The power consumption difference between 1GB and 2GB is far from negligible, both in auto-refresh (active) and self-refresh (sleep) mode.

It's a significant fraction of total power draw when asleep. You also have to account for PMU efficiency being pretty low when running at low current, so minor changes are an even larger difference. There's plenty of publicly available figures you can find to research this - find the "IDD6" self-refresh current in an lpDDR datasheet. Scale to the size of DDR you want, compare with battery rating adjusted for voltage.

It's a significant fraction of total power draw when asleep.

So a device with 2GB should have a significantly smaller standby time than one with 1GB, right, given that, by your claims, it's a significant fraction. Only that isn't true at all, and straight comparisons between, for instance, the GS3 international (1GB) and the GS3 Snapdragon (2GB) shows absolutely no reduction in two-week+ standby time. Of course all else isn't the same (it never is), and there are other power profile changes between them, but it certainly isn't remotely significant of a power draw.

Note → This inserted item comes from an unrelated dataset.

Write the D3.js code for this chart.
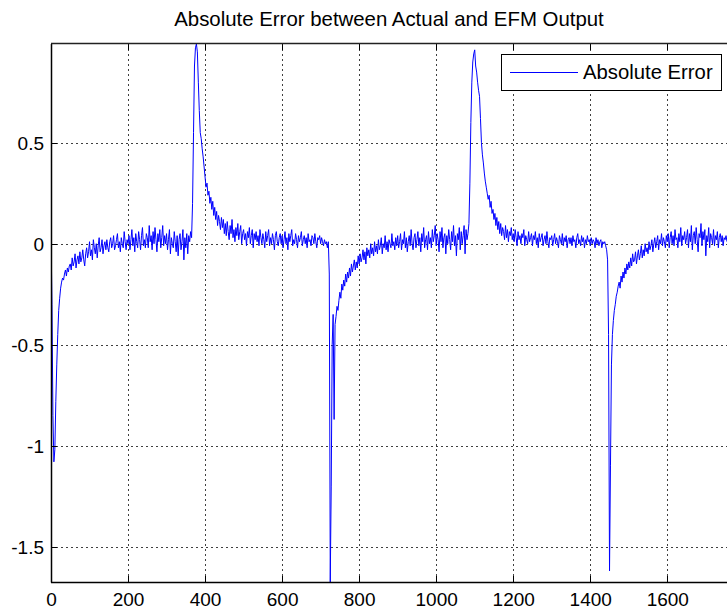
<!DOCTYPE html>
<html>
<head>
<meta charset="utf-8">
<script src="https://cdn.jsdelivr.net/npm/d3@7"></script>
<style>
  html, body { margin: 0; padding: 0; background: #fff; }
  svg { display: block; font-family: "Liberation Sans", Arial, Helvetica, sans-serif; }
</style>
</head>
<body>
<svg id="chart" width="727" height="612"></svg>
<script>
// ---- data ----
const chartTitle = "Absolute Error between Actual and EFM Output";
const seriesName = "Absolute Error";
const sampleStep = 2.5; // sample spacing along x
const xDomain = [0, 1755];
const yDomain = [-1.675, 0.989];
const xTickValues = [0, 200, 400, 600, 800, 1000, 1200, 1400, 1600];
const yTickValues = [0.5, 0, -0.5, -1, -1.5];
const yTickLabels = ["0.5", "0", "-0.5", "-1", "-1.5"];

// error values, one row = 20 samples = 50 x-units
const errPart1 = [ // x 0 .. 347.5
  0.05, -0.30, -0.85, -1.08, -1.02, -0.78, -0.60, -0.45, -0.33, -0.27, -0.22, -0.19, -0.17, -0.18, -0.15, -0.13, -0.16, -0.12, -0.14, -0.11,
  -0.10, -0.13, -0.07, -0.11, -0.09, -0.05, -0.12, -0.08, -0.06, -0.10, -0.04, -0.09, -0.07, -0.03, -0.08, -0.11, -0.05, -0.02, -0.07, -0.04,
  0.01, -0.06, -0.03, -0.08, 0.02, -0.02, -0.05, 0.00, -0.07, -0.01, 0.03, -0.04, -0.02, 0.02, -0.05, -0.01, 0.01, -0.03, 0.02, -0.02,
  -0.04, 0.01, 0.03, -0.02, 0.00, 0.04, -0.03, -0.01, 0.02, 0.05, -0.02, 0.01, -0.04, 0.03, 0.00, -0.02, 0.06, 0.01, -0.03, 0.02,
  0.00, 0.04, -0.03, 0.02, 0.07, -0.01, 0.03, -0.04, 0.05, 0.01, -0.02, 0.06, 0.02, -0.03, 0.04, 0.08, -0.01, 0.02, -0.02, 0.05,
  0.03, -0.02, 0.09, 0.01, 0.04, -0.03, 0.06, 0.00, 0.08, 0.02, -0.04, 0.05, 0.01, 0.07, -0.02, 0.03, 0.09, -0.01, 0.04, 0.00,
  0.05, -0.03, 0.02, 0.07, -0.05, 0.03, 0.00, -0.02, 0.06, 0.01, -0.04, 0.04, -0.06, 0.02, 0.05, -0.03, 0.01, 0.07, -0.08, 0.03
];
const errPart2 = [ // x 350 .. 697.5 (first positive peak)
  -0.02, 0.05, -0.05, 0.04, 0.01, 0.06, 0.03, 0.20, 0.55, 0.88, 0.97, 0.989, 0.95, 0.80, 0.66, 0.55, 0.52, 0.47, 0.43, 0.38,
  0.33, 0.28, 0.30, 0.24, 0.26, 0.20, 0.23, 0.17, 0.21, 0.14, 0.18, 0.12, 0.16, 0.09, 0.14, 0.11, 0.07, 0.13, 0.08, 0.12,
  0.05, 0.10, 0.04, 0.11, 0.06, 0.02, 0.09, 0.05, 0.12, 0.03, 0.07, 0.01, 0.08, 0.04, 0.10, 0.02, 0.06, 0.09, 0.00, 0.05,
  0.07, 0.02, 0.05, -0.01, 0.06, 0.03, 0.08, 0.00, 0.04, 0.07, -0.02, 0.05, 0.02, 0.06, 0.01, 0.04, -0.01, 0.07, 0.03, 0.00,
  0.05, 0.02, -0.02, 0.06, 0.01, 0.04, 0.07, -0.01, 0.03, 0.00, 0.05, 0.02, -0.03, 0.04, 0.06, 0.01, -0.01, 0.03, 0.05, 0.00,
  0.04, -0.02, 0.02, 0.06, 0.00, 0.03, -0.03, 0.05, 0.01, 0.04, 0.07, -0.01, 0.02, 0.00, 0.05, 0.02, -0.02, 0.04, 0.01, 0.03,
  0.06, -0.01, 0.02, 0.04, 0.00, 0.03, -0.02, 0.05, 0.01, 0.02, -0.01, 0.04, 0.03, 0.00, 0.05, 0.01, -0.02, 0.03, 0.02, 0.04
];
const errPart3 = [ // x 700 .. 1047.5 (first negative drop)
  0.00, 0.03, 0.01, -0.01, 0.02, 0.00, 0.01, -0.02, 0.01, -0.15, -1.675, -1.20, -0.50, -0.35, -0.87, -0.40, -0.36, -0.31, -0.33, -0.28,
  -0.24, -0.27, -0.20, -0.23, -0.18, -0.21, -0.15, -0.19, -0.14, -0.17, -0.12, -0.16, -0.10, -0.14, -0.11, -0.08, -0.13, -0.09, -0.12, -0.06,
  -0.10, -0.05, -0.09, -0.07, -0.03, -0.08, -0.04, -0.10, -0.02, -0.06, -0.03, -0.07, 0.00, -0.05, -0.02, -0.06, 0.01, -0.04, -0.01, -0.05,
  0.02, -0.03, -0.01, 0.03, -0.05, 0.00, -0.02, 0.04, -0.03, 0.01, -0.04, 0.02, 0.00, -0.02, 0.05, -0.01, 0.01, -0.03, 0.03, -0.01,
  0.04, -0.02, 0.01, 0.05, -0.03, 0.02, 0.00, 0.06, -0.02, 0.03, -0.04, 0.01, 0.04, -0.01, 0.07, 0.00, -0.03, 0.03, 0.05, -0.02,
  0.02, 0.06, -0.01, 0.03, -0.04, 0.05, 0.01, 0.08, -0.02, 0.02, 0.04, -0.03, 0.06, 0.00, 0.03, -0.02, 0.07, 0.01, 0.04, 0.09,
  -0.01, 0.05, 0.02, -0.04, 0.06, 0.01, 0.08, -0.02, 0.03, 0.05, -0.05, 0.04, 0.00, 0.07, 0.02, -0.03, 0.06, 0.01, 0.09, -0.01
];
const errPart4 = [ // x 1050 .. 1397.5 (second positive peak)
  0.04, -0.06, 0.05, 0.02, 0.08, -0.03, 0.06, 0.00, 0.04, 0.09, -0.05, 0.07, 0.02, 0.05, 0.10, 0.30, 0.60, 0.80, 0.90, 0.94,
  0.96, 0.88, 0.85, 0.80, 0.76, 0.73, 0.62, 0.50, 0.44, 0.40, 0.35, 0.31, 0.28, 0.25, 0.22, 0.24, 0.18, 0.21, 0.15, 0.17,
  0.12, 0.15, 0.09, 0.13, 0.07, 0.11, 0.05, 0.10, 0.04, 0.08, 0.06, 0.02, 0.09, 0.03, 0.07, 0.01, 0.06, 0.04, 0.08, 0.02,
  0.05, 0.01, 0.07, 0.03, -0.01, 0.06, 0.02, 0.04, 0.00, 0.05, 0.03, 0.07, -0.01, 0.04, 0.02, 0.00, 0.06, 0.01, 0.03, 0.05,
  -0.01, 0.04, 0.02, 0.06, 0.00, 0.03, -0.02, 0.05, 0.01, 0.03, 0.05, -0.01, 0.02, 0.04, 0.00, 0.06, 0.01, -0.02, 0.03, 0.02,
  0.04, -0.01, 0.02, 0.05, 0.00, 0.03, 0.01, -0.02, 0.04, 0.02, 0.00, 0.05, -0.01, 0.03, 0.01, 0.04, -0.02, 0.02, 0.03, 0.00,
  0.03, -0.01, 0.04, 0.01, 0.02, -0.02, 0.03, 0.05, 0.00, 0.02, -0.01, 0.04, 0.01, 0.03, -0.02, 0.02, 0.00, 0.04, 0.01, 0.02
];
const errPart5 = [ // x 1400 .. 1755 (second negative drop)
  -0.01, 0.03, 0.00, 0.02, 0.01, -0.02, 0.03, 0.00, 0.02, -0.01, 0.01, 0.02, -0.02, 0.01, 0.00, 0.01, -0.01, -0.03, -0.08, -0.45,
  -1.62, -1.10, -0.60, -0.45, -0.38, -0.33, -0.30, -0.26, -0.24, -0.21, -0.19, -0.22, -0.16, -0.19, -0.14, -0.17, -0.12, -0.15, -0.10, -0.13,
  -0.09, -0.12, -0.07, -0.11, -0.05, -0.09, -0.08, -0.04, -0.10, -0.06, -0.03, -0.08, -0.05, -0.01, -0.07, -0.03, -0.06, 0.00, -0.04, -0.02,
  -0.05, 0.01, -0.03, -0.01, 0.02, -0.04, 0.00, 0.03, -0.02, 0.01, 0.04, -0.03, 0.02, 0.00, 0.05, -0.01, 0.03, 0.01, -0.02, 0.04,
  0.01, 0.05, -0.02, 0.03, 0.06, 0.00, 0.04, -0.01, 0.07, 0.02, 0.03, -0.02, 0.05, 0.01, 0.08, -0.01, 0.04, 0.02, 0.06, 0.00,
  0.03, 0.07, -0.02, 0.05, 0.01, 0.09, -0.03, 0.04, 0.06, 0.00, 0.08, 0.02, -0.04, 0.05, 0.03, 0.10, -0.01, 0.06, 0.02, 0.07,
  -0.06, 0.04, 0.01, 0.08, -0.02, 0.05, 0.03, 0.00, 0.07, -0.01, 0.04, 0.02, 0.06, -0.02, 0.03, 0.05, 0.01, 0.04, -0.01, 0.03,
  0.02, 0.04, 0.01
];

const errValues = [].concat(errPart1, errPart2, errPart3, errPart4, errPart5);
const data = errValues.map((v, i) => ({ x: i * sampleStep, y: v }));

// ---- layout ----
const W = 727, H = 612;
const plot = { left: 51, top: 44, right: 727, bottom: 582 };

const svg = d3.select("#chart");
svg.append("rect").attr("width", W).attr("height", H).attr("fill", "#fff");

const x = d3.scaleLinear().domain(xDomain).range([plot.left, plot.right]);
const y = d3.scaleLinear().domain(yDomain).range([plot.bottom, plot.top]);

svg.append("defs").append("clipPath").attr("id", "clip")
  .append("rect")
  .attr("x", plot.left).attr("y", plot.top)
  .attr("width", plot.right - plot.left).attr("height", plot.bottom - plot.top);

// grid
const grid = svg.append("g");
grid.selectAll("line.vg").data(xTickValues.filter(d => d > 0)).enter().append("line")
  .attr("x1", d => Math.round(x(d)) + 0.5).attr("x2", d => Math.round(x(d)) + 0.5)
  .attr("y1", plot.top).attr("y2", plot.bottom)
  .attr("stroke", "#000").attr("stroke-width", 1).attr("stroke-dasharray", "2,3")
  .attr("opacity", 0.75);
grid.selectAll("line.hg").data(yTickValues).enter().append("line")
  .attr("y1", d => Math.round(y(d)) + 0.5).attr("y2", d => Math.round(y(d)) + 0.5)
  .attr("x1", plot.left).attr("x2", plot.right)
  .attr("stroke", "#000").attr("stroke-width", 1).attr("stroke-dasharray", "2,3")
  .attr("opacity", 0.75);

// series line
const line = d3.line().x(d => x(d.x)).y(d => y(d.y));
svg.append("path").datum(data)
  .attr("clip-path", "url(#clip)")
  .attr("fill", "none").attr("stroke", "#0000ff").attr("stroke-width", 1)
  .attr("stroke-linejoin", "round")
  .attr("d", line);

// axes
const xAxis = d3.axisBottom(x).tickValues(xTickValues).tickSize(0).tickPadding(0).tickFormat(d3.format("d"));
const gx = svg.append("g").attr("transform", `translate(0,${plot.bottom})`).call(xAxis);
gx.select(".domain").remove();
gx.selectAll("text").attr("y", 24).attr("dy", 0).attr("fill", "#000")
  .style("font-size", "19px").style("font-family", "'Liberation Sans', Arial, sans-serif");

const yAxis = d3.axisLeft(y).tickValues(yTickValues).tickSize(0).tickPadding(0)
  .tickFormat((d, i) => yTickLabels[i]);
const gy = svg.append("g").attr("transform", `translate(${plot.left},0)`).call(yAxis);
gy.select(".domain").remove();
gy.selectAll("text").attr("x", -7).attr("dy", "0.35em").attr("fill", "#000")
  .style("font-size", "19px").style("font-family", "'Liberation Sans', Arial, sans-serif");

// inner ticks
const tk = svg.append("g").attr("stroke", "#000").attr("stroke-width", 1);
xTickValues.forEach(v => {
  const px = Math.round(x(v)) + 0.5;
  tk.append("line").attr("x1", px).attr("x2", px).attr("y1", plot.bottom).attr("y2", plot.bottom - 6);
  tk.append("line").attr("x1", px).attr("x2", px).attr("y1", plot.top).attr("y2", plot.top + 6);
});
yTickValues.forEach(v => {
  const py = Math.round(y(v)) + 0.5;
  tk.append("line").attr("x1", plot.left).attr("x2", plot.left + 6).attr("y1", py).attr("y2", py);
});

// frame
svg.append("line").attr("x1", plot.left + 0.5).attr("x2", plot.left + 0.5)
  .attr("y1", plot.top).attr("y2", plot.bottom + 0.5).attr("stroke", "#000").attr("stroke-width", 1.5);
svg.append("line").attr("x1", plot.left).attr("x2", plot.right)
  .attr("y1", plot.bottom + 0.5).attr("y2", plot.bottom + 0.5).attr("stroke", "#000").attr("stroke-width", 1.5);
svg.append("line").attr("x1", plot.left).attr("x2", plot.right)
  .attr("y1", plot.top - 0.5).attr("y2", plot.top - 0.5).attr("stroke", "#222").attr("stroke-width", 1.5);

// title
svg.append("text").attr("x", 389).attr("y", 26).attr("text-anchor", "middle")
  .attr("fill", "#000").style("font-size", "20.4px").text(chartTitle);

// legend
const lg = svg.append("g");
lg.append("rect").attr("x", 501.5).attr("y", 54.5).attr("width", 220).attr("height", 36)
  .attr("fill", "#fff").attr("stroke", "#000").attr("stroke-width", 1);
lg.append("line").attr("x1", 510).attr("x2", 578).attr("y1", 72.5).attr("y2", 72.5)
  .attr("stroke", "#0000ff").attr("stroke-width", 1);
lg.append("text").attr("x", 583).attr("y", 79).attr("fill", "#000")
  .style("font-size", "20.3px").text(seriesName);
</script>
</body>
</html>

Because in the profile of a smartphone it is absolutely negligible. Your phone is always in radio contact with the cell tower, that absolutely dwarfing all other power consumers. When you turn it actively on, the screen and the CPU absolutely dominate power consumption. There is no case where memory on smartphones is remotely a significant power consumer.

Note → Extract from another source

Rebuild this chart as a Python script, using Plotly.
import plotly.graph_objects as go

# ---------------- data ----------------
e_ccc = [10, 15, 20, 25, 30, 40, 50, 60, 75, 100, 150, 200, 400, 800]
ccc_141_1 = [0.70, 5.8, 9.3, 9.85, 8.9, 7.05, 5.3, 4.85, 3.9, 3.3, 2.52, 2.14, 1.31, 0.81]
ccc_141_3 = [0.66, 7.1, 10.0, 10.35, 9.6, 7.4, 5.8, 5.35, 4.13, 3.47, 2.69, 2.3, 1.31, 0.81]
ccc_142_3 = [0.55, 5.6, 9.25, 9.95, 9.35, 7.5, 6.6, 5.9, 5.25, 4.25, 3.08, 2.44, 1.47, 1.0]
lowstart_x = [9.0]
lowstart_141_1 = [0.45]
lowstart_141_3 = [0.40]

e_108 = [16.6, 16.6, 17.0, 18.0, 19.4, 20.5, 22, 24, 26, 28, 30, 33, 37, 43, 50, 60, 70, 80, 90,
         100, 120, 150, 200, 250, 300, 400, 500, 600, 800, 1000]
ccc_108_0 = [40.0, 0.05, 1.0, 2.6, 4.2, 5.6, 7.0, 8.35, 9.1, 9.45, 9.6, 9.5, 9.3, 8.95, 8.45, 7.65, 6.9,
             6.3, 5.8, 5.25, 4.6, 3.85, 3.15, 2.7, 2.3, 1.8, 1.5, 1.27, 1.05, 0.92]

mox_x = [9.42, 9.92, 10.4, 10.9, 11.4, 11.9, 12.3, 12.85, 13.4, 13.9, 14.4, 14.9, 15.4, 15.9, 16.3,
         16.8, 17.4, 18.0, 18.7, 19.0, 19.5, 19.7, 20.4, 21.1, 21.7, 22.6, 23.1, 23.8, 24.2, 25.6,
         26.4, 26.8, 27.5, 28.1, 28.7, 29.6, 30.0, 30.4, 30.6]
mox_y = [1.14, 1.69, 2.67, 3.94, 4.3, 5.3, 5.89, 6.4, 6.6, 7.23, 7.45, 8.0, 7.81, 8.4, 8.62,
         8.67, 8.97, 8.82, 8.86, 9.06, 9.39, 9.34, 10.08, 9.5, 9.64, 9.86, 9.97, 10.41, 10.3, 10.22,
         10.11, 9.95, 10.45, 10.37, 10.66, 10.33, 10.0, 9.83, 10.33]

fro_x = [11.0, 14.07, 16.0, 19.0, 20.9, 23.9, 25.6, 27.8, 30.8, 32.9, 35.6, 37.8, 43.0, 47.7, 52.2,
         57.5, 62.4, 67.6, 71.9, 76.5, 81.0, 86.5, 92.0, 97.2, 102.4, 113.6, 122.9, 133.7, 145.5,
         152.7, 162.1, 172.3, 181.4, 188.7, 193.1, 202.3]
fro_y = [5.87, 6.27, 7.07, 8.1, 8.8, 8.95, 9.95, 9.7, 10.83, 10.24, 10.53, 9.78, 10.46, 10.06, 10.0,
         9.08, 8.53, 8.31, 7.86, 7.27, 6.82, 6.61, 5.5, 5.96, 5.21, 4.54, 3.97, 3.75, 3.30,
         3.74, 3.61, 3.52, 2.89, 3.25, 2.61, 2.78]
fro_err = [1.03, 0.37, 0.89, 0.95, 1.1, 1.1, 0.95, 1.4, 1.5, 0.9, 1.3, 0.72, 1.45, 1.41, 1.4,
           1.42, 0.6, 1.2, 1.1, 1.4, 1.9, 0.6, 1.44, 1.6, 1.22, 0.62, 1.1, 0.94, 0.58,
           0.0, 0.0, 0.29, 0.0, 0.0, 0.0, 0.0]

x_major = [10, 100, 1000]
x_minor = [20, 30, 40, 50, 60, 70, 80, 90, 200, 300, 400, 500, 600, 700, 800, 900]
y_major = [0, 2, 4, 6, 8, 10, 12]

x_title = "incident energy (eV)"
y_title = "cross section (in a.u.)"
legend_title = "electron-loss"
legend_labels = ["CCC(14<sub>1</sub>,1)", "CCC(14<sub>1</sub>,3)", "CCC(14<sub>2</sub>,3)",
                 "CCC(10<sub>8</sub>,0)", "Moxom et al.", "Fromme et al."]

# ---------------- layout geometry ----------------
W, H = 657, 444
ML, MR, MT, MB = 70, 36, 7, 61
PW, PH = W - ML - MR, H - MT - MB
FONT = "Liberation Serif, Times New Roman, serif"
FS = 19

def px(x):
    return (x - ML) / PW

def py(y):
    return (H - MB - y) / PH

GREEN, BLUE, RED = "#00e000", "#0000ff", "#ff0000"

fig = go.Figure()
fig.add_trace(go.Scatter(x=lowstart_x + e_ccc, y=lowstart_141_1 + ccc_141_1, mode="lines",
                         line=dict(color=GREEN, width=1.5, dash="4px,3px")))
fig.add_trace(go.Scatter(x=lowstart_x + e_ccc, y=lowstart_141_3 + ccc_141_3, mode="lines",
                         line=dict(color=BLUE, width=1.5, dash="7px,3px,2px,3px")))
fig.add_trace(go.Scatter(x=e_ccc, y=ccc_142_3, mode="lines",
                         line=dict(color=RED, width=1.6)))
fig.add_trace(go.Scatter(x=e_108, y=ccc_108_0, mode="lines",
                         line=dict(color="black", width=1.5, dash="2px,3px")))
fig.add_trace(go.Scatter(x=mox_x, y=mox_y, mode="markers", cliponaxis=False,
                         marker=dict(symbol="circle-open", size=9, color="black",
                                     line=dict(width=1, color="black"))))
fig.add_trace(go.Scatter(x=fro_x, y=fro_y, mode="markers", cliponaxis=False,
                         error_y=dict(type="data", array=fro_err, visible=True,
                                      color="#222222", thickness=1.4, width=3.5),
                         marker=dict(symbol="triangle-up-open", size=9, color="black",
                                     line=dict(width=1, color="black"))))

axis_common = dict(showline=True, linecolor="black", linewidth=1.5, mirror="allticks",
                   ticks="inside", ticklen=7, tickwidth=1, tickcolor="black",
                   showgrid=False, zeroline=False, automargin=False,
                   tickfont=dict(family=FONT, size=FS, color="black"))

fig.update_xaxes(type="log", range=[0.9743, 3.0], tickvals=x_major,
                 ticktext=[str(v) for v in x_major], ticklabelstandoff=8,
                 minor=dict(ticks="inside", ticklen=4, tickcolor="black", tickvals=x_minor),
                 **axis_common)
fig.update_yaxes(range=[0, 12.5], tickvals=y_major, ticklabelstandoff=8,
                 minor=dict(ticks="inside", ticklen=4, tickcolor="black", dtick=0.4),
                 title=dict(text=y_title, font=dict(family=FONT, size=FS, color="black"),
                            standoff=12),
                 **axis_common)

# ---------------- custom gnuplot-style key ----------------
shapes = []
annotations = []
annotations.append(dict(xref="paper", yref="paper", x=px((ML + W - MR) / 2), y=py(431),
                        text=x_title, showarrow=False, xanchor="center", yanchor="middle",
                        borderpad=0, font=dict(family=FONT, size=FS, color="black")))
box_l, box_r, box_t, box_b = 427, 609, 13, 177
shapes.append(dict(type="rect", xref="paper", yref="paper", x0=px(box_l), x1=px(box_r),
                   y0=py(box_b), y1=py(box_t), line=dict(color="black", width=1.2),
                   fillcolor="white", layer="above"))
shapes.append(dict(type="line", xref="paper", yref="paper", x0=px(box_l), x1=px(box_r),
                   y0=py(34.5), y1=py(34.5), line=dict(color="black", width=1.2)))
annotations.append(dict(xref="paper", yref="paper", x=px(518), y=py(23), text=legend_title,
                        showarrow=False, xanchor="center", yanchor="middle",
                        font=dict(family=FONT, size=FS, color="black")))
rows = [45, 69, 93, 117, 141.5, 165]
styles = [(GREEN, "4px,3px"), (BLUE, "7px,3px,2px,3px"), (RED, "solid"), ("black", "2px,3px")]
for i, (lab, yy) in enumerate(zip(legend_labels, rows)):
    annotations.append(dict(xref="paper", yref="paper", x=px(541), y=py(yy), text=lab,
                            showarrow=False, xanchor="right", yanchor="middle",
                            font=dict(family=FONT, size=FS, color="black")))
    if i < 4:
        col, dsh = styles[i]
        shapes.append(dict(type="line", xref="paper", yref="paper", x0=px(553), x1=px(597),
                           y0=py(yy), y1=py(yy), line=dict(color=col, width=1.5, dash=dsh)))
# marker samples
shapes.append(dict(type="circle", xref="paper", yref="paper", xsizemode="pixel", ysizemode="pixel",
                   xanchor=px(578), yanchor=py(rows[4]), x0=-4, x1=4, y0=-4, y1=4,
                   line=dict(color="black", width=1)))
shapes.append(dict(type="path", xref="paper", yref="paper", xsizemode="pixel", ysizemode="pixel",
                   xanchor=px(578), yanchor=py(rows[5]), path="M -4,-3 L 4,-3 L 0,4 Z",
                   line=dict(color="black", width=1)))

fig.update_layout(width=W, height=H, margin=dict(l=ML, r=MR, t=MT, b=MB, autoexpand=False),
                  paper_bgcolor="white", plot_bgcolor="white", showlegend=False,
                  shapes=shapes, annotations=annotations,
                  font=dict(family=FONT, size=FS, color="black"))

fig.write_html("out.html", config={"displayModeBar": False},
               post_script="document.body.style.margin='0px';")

The iPhone has 1GB because that maximizes Apple profits. Every justification are like the hilariously silly claims when the iPhone was 3.5" so many had to justify why 3.5" was the ultimate size and aspect ratio. And it'll immediately shift again once Apple adds 2GB and a 5" screen to the iPhone 6.

Of course Apple tries to maximize the profit. I fail to find any business that doesn't try to do the same. It's called for-profit after all.

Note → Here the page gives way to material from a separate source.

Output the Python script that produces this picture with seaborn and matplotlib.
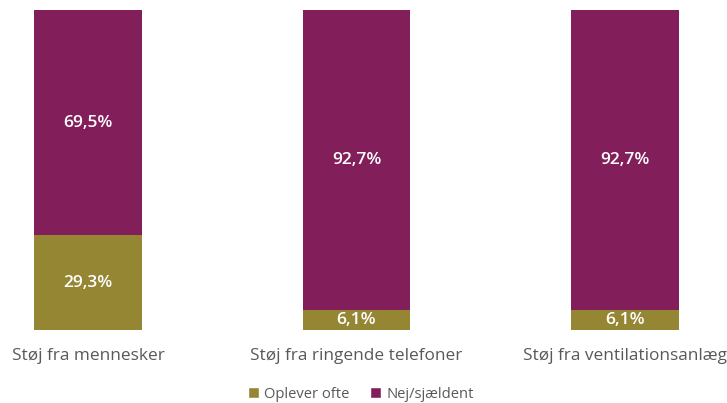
import matplotlib
matplotlib.use("Agg")
import matplotlib.pyplot as plt
import seaborn as sns
import pandas as pd
from matplotlib.patches import Patch

categories = ["Støj fra mennesker", "Støj fra ringende telefoner", "Støj fra ventilationsanlæg"]
oplever_ofte = [29.3, 6.1, 6.1]
nej_sjaeldent = [69.5, 92.7, 92.7]
series_names = ["Oplever ofte", "Nej/sjældent"]

OLIVE = "#948632"
PURPLE = "#821f5b"
GREY = "#595959"

sns.set_theme(style="white")
plt.rcParams["font.family"] = ["Open Sans", "DejaVu Sans"]

df = pd.DataFrame({"kategori": categories, "ofte": oplever_ofte, "sjaeldent": nej_sjaeldent})

fig = plt.figure(figsize=(7.27, 4.03), dpi=100)
ax = fig.add_axes([0, 73 / 403, 1, 320 / 403])

sns.barplot(data=df, x="kategori", y="ofte", color=OLIVE, width=0.4,
            saturation=1, ax=ax, linewidth=0)
sns.barplot(data=df, x="kategori", y="sjaeldent", bottom=df["ofte"], color=PURPLE,
            width=0.4, saturation=1, ax=ax, linewidth=0)

for cont, vals in zip(ax.containers, [oplever_ofte, nej_sjaeldent]):
    ax.bar_label(cont, labels=[f"{v:.1f}".replace(".", ",") + "%" for v in vals],
                 label_type="center", color="white", fontsize=12.5, fontweight="semibold")

ax.set_xlim(-88 / 268.5, (727 - 88) / 268.5)
ax.set_ylim(0, max(a + b for a, b in zip(oplever_ofte, nej_sjaeldent)))
ax.set_xlabel("")
ax.set_ylabel("")
ax.set_yticks([])
ax.tick_params(axis="x", length=0, pad=13, labelsize=12.4, labelcolor=GREY)
for lbl in ax.get_xticklabels():
    lbl.set_fontweight("medium")
sns.despine(ax=ax, left=True, bottom=True)

handles = [Patch(facecolor=OLIVE, label=series_names[0]),
           Patch(facecolor=PURPLE, label=series_names[1])]
fig.legend(handles=handles, loc="center", bbox_to_anchor=(361 / 727, 9 / 403), ncol=2,
           frameon=False, fontsize=10.6, handlelength=0.75, handleheight=0.75,
           handletextpad=0.35, columnspacing=1.4, labelcolor=GREY,
           borderpad=0, borderaxespad=0)

fig.savefig("out.png", dpi=100)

The question is, why doesn't Apple try to earn even more money by keeping the same A6 processor as in iPhone 5? Why bother to upgrade to A7 at all? Also, including an extra GB of RAM would cost Apple much less than upgrading to a whole new processor, don't you think?

There is no such thing as an 'ARMv8' processor that can even be a 'power pig'. And you haven't given any reason why 1GB is not enough. You are just making this stuff up.
We are talking about the Apple iPhone 5s. In that context, anyone not a moron knows exactly what I am talking about. Shush, you have zero interesting things to say and are just a defensive blowhard. Maybe Apple will send you a t-shirt or something.
I'll take every down arrow, but it is nonsense that melange isn't sitting in the sub-zero realm as well. Their garbage post was factually wrong, added absolutely nothing to the discussion, and is the classic demonstration of a buyers' defense.
Please offer some kind of reference supporting your claim that the arm chip in the iPhone 5s is power inefficient.
You mean the ARMv8 processor that doesn't exist? How about the fact that the iPhone 5S includes a significantly higher capacity battery, but in any CPU usage scenario sees a sometimes significant longevity regression.
So iOS 7 plays no part in power consumption? only the CPU? how about apps?

This is AnandTech's iPhone 5s battery review: http://www.anandtech.com/show/7335/the-iphone-5s-review/9

The 5s outperforms iPhone 5 in four out of five tests. Regression was only seen in one scenario. The thing is, I don't remember coming across any smartphone review, iPhone or otherwise, that single out the CPU as the source of power consumption change. It's always a combination of different factors.

Now it's totally possible that the new CPU is a power pig as you claimed. Unless you can provide proofs that validate it, though, I have to agree with others that you're making it up.

If there was a reference to support your claim, you would have provided one. As I said before - you're just making this stuff up.